3> Ptr = nifty:pointer_of(1000, "unsigned int").
{140313231101928,"nifty.unsigned int *"}
4> Ptr_Char = nifty:as_type(Ptr, "nifty.unsigned char *").
{140313231101928,"nifty.unsigned char *"}
5> nifty:dereference(Ptr).
1000
6> nifty:dereference(Ptr_Char).
232

Casting A Pointer To A Different Type

As shown in the previous section, it is possible to cast a pointer to a different type. nifty:as_type/2 takes a pointer and a type and returns that pointer casted to the type. as_type/2 also checks if the type is known:

1> Ptr = nifty:pointer("int").
{139715240792040,"nifty.int *"}
3> nifty:as_type(Ptr, "nifty.char").
{139715240792040,"nifty.char"}
4> nifty:as_type(Ptr, "nifty.unknown").
undef %% type is unknown in the scope of nifty

Function Pointers

Function pointers default to void * pointers and are handled as such.

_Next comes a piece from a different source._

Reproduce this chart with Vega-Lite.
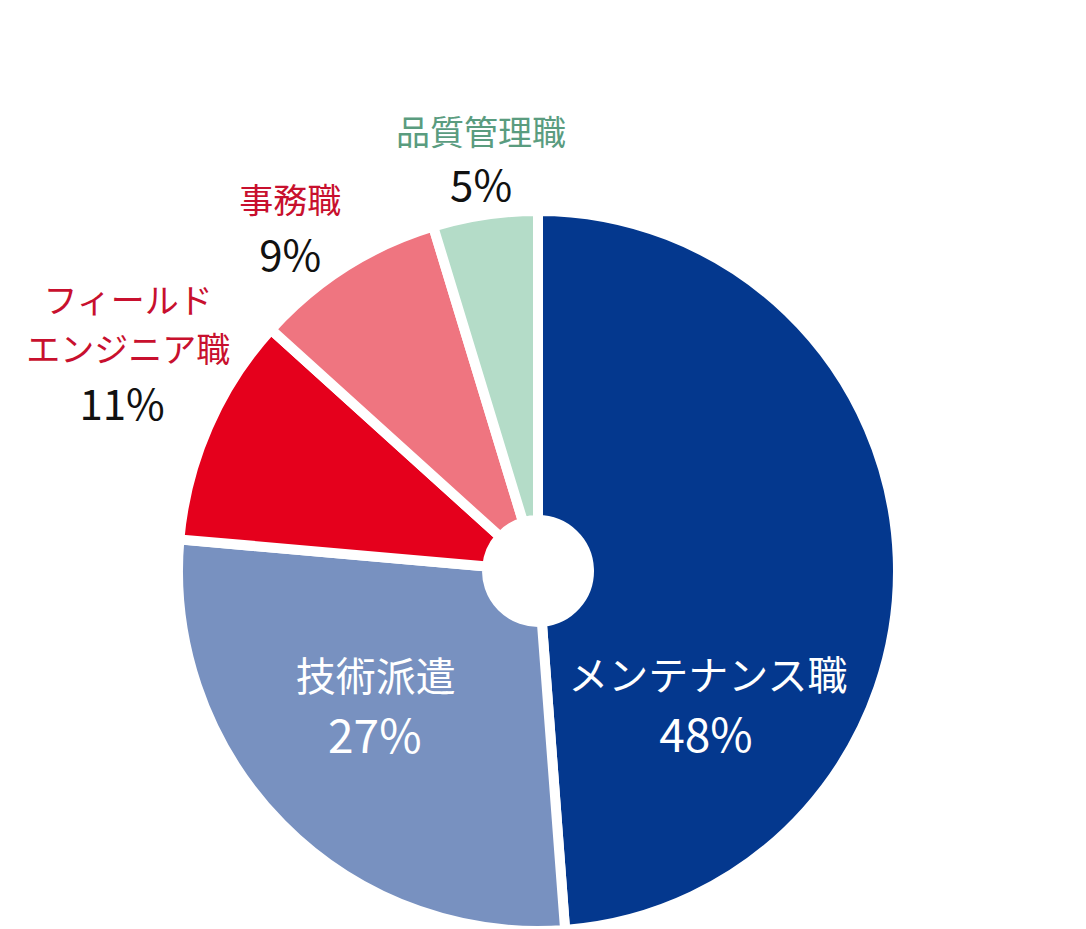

That means, that you are not able to dereference them. You can however obtain them from functions or pass them to other functions.

Memory Management

Memory Allocation And free()

Nifty’s malloc() is nifty:malloc/1. It works in the same way as malloc() as it allocates the specified amount of memory and returns a nifty.void * pointer to it. In a similar manner Nifty’s free() is nifty:free/1, which deallocates the memory segment associated by the given pointer:

1> Big = nifty:malloc(1024).
{140078075875304,"nifty.void *"}
2> nifty:free(Big).
ok

All of by Nifty allocated memory is not garbage collected, so make sure to free all memory you used.

Segfaults

Be careful when you are using pointers, memory allocation and so on. Like in C it is possible to access invalid or protected memory areas that result in a memory access exception more commonly known as segfault:

8> nifty:dereference({0, "nifty.int *"}).
Segmentation fault (core dumped)
$

As you will see, a segfault will crash the Erlang runtime. You can however catch segafaults as demonstrated in the next tutorial.